Australian writer-director Jennifer Kent made quite a splash with her debut film “The Babadook” (2014). Not only did this film become an early poster child in the trend toward “elevated horror” – a term which may always have been more about non-horror fans finally starting to look at horror films seriously than about some huge shift in the genre itself – but the triumphant arrival of Kent also signaled a major shift in the genre’s sense of itself by proving that brilliant horror films could written and directed by women. Studios could no longer pretend that women had no interest in horror. This movie helped to open those floodgates.
On its surface, “The Babadook” presents the story of a widow struggling with the behavioral issues of her six-year-old son. The mother, Amelia used to be a writer of articles and what she dismissively calls “kids’ stuff” but since the death of her husband she has worked as a nurse at a retirement home. Her son, Samuel is a sweet, smart boy, but he’s both emotionally troubled and literally trouble for teachers and the other children. He’s terrified of monsters and constantly inventing weapons and traps to protect himself and his mother, but this only leads to more problems. The soothing bedtime books she reads him don’t seem to help either.
As a result, Amelia finds herself as a fulltime caregiver both at work and at home, with no time or energy for herself. She’s overwhelmed, exhausted, and depressingly lonely. Essie Davis who plays Amelia does a great job in the first part of evoking viewers’ compassion for a mother at the end of her tether. Even if we also feel some sympathy for the son Samuel (Noah Wiseman), his frequent tantrums and thorough “weirdness” really do make him seem pretty unbearable, even monstrous at times. One of the movie’s most comically tragic moments comes when her son, who always has trouble sleeping, suddenly walks in her while she’s masturbating in bed. Poor Amelia. She makes us start to understand why sometimes parents must honestly hate their kids even if they love them.

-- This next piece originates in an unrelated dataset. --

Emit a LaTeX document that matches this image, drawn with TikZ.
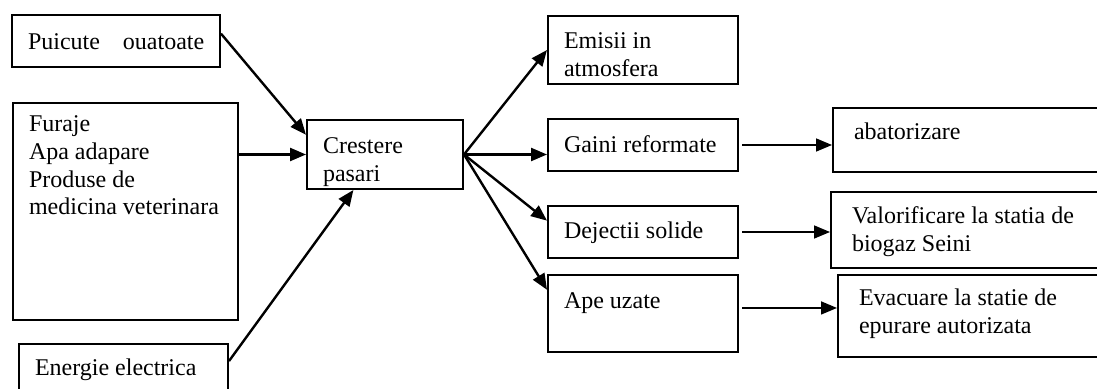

Things in the film take a turn for the worse when Samuel finds a strange book on his shelf and requests that Amelia read it to him before bed. Bound entirely in red with a block-lettered title, “Mister Babadook” is not a book that Amelia has seen before. She’s not sure where it could have come from, but she gamely agrees to read it to her son. It’s a German Expressionist looking pop-up book with a character in a top hat who has sharp teeth and curled claws for hands. The story is told in singsong rhymes that turn sinister enough that Amelia snaps the book shut and refuses to read any more of it to Samuel. Predictably, this prompts another tantrum from the boy.
But Amelia is surely right to get rid of the book. It’s just going to make her son’s fear of monsters worse. But once “The Babadook” knocks on your door, he’s not so easy to get out of your house.
I don’t want to give any more away before you watch the movie for yourself, but it’s worth noting that “The Babadook” has been compared to “The Shining” (1980), Stanley Kubrick’s adaptation of the Stephen King novel.
As you ponder what this one all means, I’d encourage you to think metaphorically as we have discussed with the previous films. Yes, we have the horrific plot turns and violent scenes in the film, but there’s much more going on emotionally and psychologically than meets the eye.